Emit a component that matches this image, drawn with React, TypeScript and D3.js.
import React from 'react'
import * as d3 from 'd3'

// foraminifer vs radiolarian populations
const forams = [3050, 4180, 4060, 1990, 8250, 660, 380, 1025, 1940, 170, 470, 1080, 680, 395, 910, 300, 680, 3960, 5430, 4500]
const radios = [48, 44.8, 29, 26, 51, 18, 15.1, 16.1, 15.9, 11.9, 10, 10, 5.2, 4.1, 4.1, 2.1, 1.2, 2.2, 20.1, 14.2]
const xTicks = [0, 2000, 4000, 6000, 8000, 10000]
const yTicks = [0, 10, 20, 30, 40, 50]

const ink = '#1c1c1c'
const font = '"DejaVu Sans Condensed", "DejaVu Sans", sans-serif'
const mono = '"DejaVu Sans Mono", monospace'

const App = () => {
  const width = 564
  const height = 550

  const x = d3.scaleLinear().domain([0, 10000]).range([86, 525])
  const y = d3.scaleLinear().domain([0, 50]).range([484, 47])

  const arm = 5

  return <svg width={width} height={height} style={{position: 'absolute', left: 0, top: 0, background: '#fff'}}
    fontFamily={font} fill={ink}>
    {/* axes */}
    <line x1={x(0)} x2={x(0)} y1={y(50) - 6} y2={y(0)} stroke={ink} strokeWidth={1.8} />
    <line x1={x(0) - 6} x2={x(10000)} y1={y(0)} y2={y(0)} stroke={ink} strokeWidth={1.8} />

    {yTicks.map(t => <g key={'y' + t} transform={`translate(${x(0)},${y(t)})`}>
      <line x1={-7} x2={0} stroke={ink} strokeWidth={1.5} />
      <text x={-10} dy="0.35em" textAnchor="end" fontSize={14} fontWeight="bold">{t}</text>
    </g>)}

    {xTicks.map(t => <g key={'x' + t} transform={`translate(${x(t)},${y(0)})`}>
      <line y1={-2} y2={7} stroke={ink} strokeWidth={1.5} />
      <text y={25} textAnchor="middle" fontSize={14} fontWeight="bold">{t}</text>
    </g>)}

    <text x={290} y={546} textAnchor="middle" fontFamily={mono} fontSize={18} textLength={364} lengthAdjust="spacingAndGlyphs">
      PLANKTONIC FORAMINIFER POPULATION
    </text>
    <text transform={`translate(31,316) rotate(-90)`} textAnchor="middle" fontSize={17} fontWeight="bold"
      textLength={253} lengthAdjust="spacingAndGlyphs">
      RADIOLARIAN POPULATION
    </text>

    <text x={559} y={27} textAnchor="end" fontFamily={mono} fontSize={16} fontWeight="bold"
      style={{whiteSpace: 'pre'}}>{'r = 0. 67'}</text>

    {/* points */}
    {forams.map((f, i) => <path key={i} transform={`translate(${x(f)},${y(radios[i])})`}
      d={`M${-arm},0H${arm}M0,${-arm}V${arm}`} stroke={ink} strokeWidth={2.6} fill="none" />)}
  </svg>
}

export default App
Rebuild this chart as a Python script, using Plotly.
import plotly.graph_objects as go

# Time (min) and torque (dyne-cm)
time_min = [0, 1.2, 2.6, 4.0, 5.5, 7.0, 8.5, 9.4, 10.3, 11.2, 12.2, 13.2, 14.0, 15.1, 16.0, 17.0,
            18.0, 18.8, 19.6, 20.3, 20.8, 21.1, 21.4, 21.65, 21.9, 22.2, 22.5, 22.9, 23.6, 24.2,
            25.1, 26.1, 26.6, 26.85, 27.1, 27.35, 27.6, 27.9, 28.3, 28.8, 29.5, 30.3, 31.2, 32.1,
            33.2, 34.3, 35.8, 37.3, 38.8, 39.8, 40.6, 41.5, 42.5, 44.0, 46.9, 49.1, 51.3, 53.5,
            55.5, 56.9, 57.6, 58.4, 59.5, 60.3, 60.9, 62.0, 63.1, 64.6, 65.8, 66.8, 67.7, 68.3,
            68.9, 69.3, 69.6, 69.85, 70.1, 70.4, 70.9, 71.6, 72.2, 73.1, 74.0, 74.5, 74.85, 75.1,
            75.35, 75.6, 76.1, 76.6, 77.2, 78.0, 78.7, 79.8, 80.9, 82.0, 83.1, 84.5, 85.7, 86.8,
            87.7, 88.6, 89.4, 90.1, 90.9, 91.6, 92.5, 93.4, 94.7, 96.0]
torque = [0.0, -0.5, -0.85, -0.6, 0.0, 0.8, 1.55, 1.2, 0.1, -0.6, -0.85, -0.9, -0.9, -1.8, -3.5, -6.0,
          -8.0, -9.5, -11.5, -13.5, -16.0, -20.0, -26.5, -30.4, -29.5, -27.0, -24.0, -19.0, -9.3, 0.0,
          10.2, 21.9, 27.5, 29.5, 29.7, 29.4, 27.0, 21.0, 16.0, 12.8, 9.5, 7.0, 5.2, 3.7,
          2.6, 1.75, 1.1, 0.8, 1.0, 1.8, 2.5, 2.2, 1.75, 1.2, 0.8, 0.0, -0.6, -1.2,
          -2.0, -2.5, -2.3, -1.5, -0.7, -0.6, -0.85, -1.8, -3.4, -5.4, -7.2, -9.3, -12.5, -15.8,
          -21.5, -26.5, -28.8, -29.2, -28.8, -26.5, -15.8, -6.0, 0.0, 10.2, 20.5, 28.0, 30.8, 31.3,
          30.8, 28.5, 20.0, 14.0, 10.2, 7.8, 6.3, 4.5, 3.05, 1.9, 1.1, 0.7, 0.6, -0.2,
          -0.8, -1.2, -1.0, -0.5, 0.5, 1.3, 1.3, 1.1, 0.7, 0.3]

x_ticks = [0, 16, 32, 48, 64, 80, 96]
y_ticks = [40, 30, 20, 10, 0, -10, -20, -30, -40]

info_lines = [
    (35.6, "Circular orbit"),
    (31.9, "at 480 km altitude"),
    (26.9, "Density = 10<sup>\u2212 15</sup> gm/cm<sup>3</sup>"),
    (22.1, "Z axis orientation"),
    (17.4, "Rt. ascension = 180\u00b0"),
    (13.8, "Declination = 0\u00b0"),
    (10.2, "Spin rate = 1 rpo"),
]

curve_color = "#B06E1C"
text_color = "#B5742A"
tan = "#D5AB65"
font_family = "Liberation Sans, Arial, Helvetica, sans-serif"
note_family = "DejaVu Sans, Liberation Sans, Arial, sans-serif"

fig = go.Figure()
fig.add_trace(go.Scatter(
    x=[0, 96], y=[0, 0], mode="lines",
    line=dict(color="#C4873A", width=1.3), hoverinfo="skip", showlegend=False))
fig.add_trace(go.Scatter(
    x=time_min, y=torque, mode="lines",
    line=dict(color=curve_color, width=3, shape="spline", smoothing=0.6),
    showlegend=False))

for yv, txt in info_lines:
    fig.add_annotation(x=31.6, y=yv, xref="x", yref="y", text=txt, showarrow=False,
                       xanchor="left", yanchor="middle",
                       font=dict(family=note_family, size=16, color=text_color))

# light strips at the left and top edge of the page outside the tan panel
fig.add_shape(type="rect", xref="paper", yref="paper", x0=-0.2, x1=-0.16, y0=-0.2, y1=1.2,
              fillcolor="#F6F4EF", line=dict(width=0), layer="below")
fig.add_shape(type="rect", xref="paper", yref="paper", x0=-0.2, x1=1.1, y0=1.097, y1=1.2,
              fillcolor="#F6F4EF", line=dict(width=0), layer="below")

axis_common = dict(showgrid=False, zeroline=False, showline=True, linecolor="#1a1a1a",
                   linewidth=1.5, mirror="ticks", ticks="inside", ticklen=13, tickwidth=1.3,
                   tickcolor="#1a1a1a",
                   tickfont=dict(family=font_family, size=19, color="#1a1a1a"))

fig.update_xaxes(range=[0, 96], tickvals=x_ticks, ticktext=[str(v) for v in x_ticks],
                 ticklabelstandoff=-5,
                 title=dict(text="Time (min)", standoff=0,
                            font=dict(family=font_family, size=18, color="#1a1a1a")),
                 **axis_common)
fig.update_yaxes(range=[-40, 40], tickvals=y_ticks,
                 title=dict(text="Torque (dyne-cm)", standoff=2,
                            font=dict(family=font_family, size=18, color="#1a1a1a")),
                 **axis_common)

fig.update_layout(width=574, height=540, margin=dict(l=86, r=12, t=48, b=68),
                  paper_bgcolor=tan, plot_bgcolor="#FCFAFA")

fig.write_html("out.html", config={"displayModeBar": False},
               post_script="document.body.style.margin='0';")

· · · · · · ·

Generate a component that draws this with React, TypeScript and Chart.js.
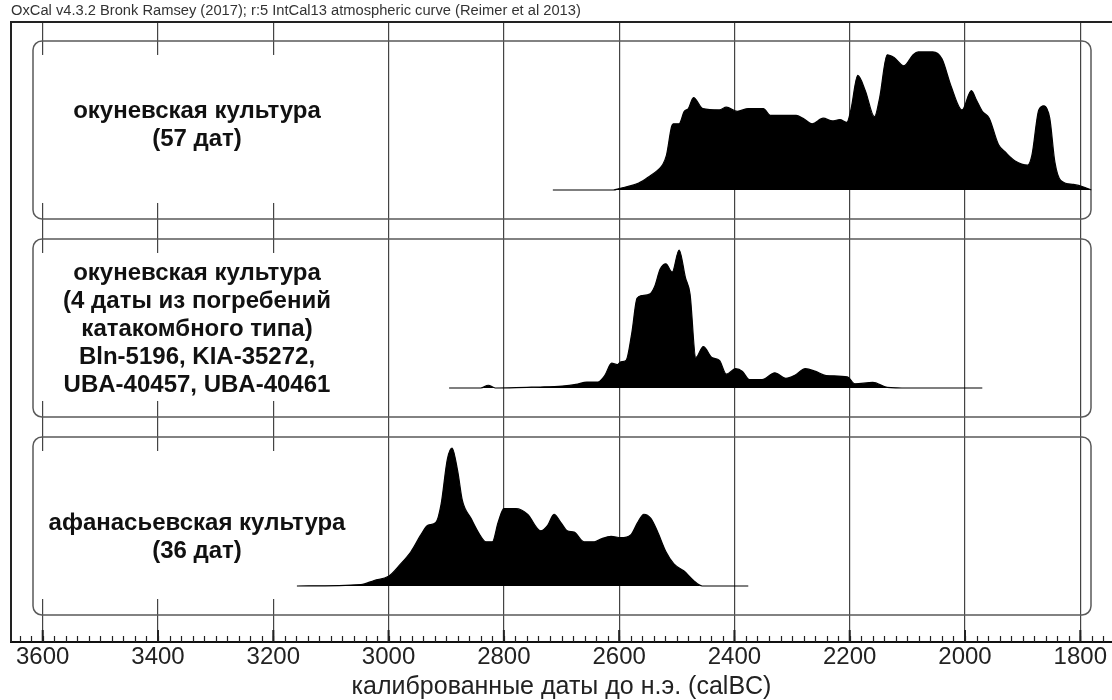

· · · · · · ·

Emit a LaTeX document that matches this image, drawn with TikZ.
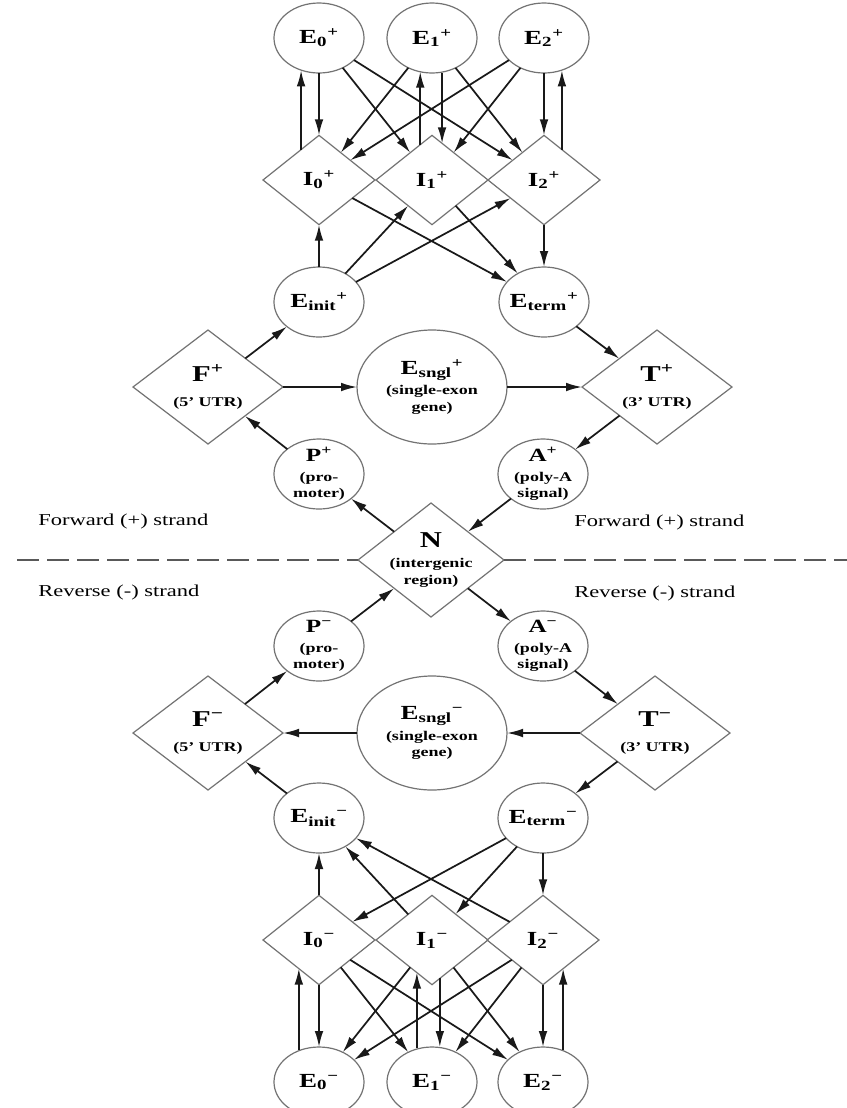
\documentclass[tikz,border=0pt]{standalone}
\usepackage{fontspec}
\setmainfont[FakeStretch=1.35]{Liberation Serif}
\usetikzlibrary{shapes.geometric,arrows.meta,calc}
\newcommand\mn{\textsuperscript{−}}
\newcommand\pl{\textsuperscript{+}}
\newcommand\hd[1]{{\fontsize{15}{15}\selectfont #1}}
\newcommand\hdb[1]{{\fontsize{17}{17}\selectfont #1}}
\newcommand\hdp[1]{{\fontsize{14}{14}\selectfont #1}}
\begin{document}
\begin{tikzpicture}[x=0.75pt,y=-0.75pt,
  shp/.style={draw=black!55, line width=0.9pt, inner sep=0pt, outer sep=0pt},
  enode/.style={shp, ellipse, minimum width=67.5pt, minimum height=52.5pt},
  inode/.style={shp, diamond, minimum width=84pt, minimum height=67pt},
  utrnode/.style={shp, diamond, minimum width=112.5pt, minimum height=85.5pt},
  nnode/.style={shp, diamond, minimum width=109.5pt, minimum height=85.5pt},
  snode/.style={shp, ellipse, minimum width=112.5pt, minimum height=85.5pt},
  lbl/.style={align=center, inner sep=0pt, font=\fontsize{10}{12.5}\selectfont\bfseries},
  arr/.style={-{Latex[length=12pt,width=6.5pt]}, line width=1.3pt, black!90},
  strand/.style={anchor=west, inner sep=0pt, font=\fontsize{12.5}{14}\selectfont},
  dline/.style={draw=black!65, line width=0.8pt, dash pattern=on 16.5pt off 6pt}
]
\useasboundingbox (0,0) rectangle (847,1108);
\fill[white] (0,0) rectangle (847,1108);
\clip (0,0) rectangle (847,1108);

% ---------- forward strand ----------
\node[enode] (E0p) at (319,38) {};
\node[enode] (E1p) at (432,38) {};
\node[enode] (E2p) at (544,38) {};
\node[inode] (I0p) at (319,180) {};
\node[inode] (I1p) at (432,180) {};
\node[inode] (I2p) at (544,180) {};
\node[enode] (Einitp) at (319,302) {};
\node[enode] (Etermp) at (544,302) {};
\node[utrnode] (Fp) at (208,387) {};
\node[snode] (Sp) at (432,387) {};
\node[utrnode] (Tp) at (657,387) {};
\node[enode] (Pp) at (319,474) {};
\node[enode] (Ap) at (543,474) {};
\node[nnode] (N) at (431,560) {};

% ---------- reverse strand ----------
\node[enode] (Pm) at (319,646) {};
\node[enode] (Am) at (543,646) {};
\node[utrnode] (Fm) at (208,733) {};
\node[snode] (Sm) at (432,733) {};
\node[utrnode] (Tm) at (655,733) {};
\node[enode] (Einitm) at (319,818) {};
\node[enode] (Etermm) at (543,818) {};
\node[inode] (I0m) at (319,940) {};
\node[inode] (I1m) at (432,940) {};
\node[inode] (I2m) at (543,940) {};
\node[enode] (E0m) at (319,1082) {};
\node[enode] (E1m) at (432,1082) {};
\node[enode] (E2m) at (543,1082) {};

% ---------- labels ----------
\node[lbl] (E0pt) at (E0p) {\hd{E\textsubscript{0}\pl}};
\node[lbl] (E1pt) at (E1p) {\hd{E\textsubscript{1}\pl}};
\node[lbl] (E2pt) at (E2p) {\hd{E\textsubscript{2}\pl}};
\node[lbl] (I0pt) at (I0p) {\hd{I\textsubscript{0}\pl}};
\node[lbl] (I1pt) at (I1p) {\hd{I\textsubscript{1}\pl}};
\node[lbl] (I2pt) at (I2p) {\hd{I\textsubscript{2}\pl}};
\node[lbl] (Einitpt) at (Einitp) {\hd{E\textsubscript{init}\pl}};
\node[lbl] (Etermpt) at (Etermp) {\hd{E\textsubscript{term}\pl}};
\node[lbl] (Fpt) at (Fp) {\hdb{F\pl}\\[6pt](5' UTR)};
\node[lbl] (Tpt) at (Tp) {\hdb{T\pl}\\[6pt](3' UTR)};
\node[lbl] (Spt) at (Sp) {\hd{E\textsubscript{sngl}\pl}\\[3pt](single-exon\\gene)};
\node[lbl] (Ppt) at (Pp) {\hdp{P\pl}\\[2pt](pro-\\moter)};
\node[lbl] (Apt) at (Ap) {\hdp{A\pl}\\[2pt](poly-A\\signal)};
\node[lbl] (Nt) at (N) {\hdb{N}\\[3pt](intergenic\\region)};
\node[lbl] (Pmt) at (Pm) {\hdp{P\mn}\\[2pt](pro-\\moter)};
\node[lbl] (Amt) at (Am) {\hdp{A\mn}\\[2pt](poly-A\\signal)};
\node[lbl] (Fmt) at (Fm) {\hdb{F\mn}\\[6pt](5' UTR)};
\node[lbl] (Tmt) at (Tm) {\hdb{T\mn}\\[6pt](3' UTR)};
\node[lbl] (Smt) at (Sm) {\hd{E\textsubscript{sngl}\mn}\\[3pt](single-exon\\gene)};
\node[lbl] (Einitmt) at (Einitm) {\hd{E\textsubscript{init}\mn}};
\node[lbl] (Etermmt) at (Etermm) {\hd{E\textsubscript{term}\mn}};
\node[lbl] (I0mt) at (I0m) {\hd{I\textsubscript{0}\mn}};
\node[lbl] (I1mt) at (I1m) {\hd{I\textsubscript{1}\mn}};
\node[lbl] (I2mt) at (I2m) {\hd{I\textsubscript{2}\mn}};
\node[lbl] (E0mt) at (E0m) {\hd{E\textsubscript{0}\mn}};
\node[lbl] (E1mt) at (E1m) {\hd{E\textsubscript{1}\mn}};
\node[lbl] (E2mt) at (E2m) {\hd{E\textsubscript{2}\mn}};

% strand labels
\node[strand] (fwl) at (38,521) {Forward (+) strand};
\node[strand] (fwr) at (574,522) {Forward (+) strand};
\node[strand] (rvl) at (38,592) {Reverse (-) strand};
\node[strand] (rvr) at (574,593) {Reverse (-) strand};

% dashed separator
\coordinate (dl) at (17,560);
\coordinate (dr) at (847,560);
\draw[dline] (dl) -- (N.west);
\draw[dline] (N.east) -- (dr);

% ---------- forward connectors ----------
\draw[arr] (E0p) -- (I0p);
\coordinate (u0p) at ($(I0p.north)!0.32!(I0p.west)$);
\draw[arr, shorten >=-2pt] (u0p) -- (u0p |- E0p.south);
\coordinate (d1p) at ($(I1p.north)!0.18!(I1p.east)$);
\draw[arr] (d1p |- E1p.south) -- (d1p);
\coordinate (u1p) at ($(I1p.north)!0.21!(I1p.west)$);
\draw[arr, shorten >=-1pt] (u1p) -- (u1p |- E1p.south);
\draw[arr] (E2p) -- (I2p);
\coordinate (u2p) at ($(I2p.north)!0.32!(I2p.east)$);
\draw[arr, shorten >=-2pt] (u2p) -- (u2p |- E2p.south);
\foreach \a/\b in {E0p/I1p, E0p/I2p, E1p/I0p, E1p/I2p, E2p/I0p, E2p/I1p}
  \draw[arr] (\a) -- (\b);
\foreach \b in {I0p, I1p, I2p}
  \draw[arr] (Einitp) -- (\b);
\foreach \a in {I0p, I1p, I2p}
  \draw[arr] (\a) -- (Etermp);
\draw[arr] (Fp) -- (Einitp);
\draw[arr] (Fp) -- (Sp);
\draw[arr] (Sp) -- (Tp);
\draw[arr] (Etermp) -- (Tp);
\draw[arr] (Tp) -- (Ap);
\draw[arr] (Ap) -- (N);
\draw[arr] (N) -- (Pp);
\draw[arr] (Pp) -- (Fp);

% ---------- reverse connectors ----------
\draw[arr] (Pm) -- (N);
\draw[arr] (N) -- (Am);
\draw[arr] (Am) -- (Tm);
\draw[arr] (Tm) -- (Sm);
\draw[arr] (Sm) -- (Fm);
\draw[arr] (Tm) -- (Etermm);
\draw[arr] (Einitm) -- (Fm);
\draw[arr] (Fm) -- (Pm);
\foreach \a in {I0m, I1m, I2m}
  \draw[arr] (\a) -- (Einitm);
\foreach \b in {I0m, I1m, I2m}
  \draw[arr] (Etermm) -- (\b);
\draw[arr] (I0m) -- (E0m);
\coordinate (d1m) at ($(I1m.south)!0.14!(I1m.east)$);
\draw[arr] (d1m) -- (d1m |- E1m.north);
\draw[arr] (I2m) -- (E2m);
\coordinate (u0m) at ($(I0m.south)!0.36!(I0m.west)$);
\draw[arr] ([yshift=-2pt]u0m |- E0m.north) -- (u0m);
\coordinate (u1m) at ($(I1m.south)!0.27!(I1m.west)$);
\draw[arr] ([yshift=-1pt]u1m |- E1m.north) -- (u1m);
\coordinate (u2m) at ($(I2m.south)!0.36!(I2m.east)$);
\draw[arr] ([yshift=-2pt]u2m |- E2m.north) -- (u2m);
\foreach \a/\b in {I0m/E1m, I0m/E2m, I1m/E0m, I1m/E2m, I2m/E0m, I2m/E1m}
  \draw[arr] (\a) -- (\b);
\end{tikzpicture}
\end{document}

· · · · · · ·

THE TASK: Extract exactly and only the lines above from the line containing "Rebuild this chart" through the line containing "y_ticks = [40, 30, 20, 10, 0, -10, -20, -30, -40]", both end lines included.

RESULT OF THIS TASK:
Rebuild this chart as a Python script, using Plotly.
import plotly.graph_objects as go

# Time (min) and torque (dyne-cm)
time_min = [0, 1.2, 2.6, 4.0, 5.5, 7.0, 8.5, 9.4, 10.3, 11.2, 12.2, 13.2, 14.0, 15.1, 16.0, 17.0,
            18.0, 18.8, 19.6, 20.3, 20.8, 21.1, 21.4, 21.65, 21.9, 22.2, 22.5, 22.9, 23.6, 24.2,
            25.1, 26.1, 26.6, 26.85, 27.1, 27.35, 27.6, 27.9, 28.3, 28.8, 29.5, 30.3, 31.2, 32.1,
            33.2, 34.3, 35.8, 37.3, 38.8, 39.8, 40.6, 41.5, 42.5, 44.0, 46.9, 49.1, 51.3, 53.5,
            55.5, 56.9, 57.6, 58.4, 59.5, 60.3, 60.9, 62.0, 63.1, 64.6, 65.8, 66.8, 67.7, 68.3,
            68.9, 69.3, 69.6, 69.85, 70.1, 70.4, 70.9, 71.6, 72.2, 73.1, 74.0, 74.5, 74.85, 75.1,
            75.35, 75.6, 76.1, 76.6, 77.2, 78.0, 78.7, 79.8, 80.9, 82.0, 83.1, 84.5, 85.7, 86.8,
            87.7, 88.6, 89.4, 90.1, 90.9, 91.6, 92.5, 93.4, 94.7, 96.0]
torque = [0.0, -0.5, -0.85, -0.6, 0.0, 0.8, 1.55, 1.2, 0.1, -0.6, -0.85, -0.9, -0.9, -1.8, -3.5, -6.0,
          -8.0, -9.5, -11.5, -13.5, -16.0, -20.0, -26.5, -30.4, -29.5, -27.0, -24.0, -19.0, -9.3, 0.0,
          10.2, 21.9, 27.5, 29.5, 29.7, 29.4, 27.0, 21.0, 16.0, 12.8, 9.5, 7.0, 5.2, 3.7,
          2.6, 1.75, 1.1, 0.8, 1.0, 1.8, 2.5, 2.2, 1.75, 1.2, 0.8, 0.0, -0.6, -1.2,
          -2.0, -2.5, -2.3, -1.5, -0.7, -0.6, -0.85, -1.8, -3.4, -5.4, -7.2, -9.3, -12.5, -15.8,
          -21.5, -26.5, -28.8, -29.2, -28.8, -26.5, -15.8, -6.0, 0.0, 10.2, 20.5, 28.0, 30.8, 31.3,
          30.8, 28.5, 20.0, 14.0, 10.2, 7.8, 6.3, 4.5, 3.05, 1.9, 1.1, 0.7, 0.6, -0.2,
          -0.8, -1.2, -1.0, -0.5, 0.5, 1.3, 1.3, 1.1, 0.7, 0.3]

x_ticks = [0, 16, 32, 48, 64, 80, 96]
y_ticks = [40, 30, 20, 10, 0, -10, -20, -30, -40]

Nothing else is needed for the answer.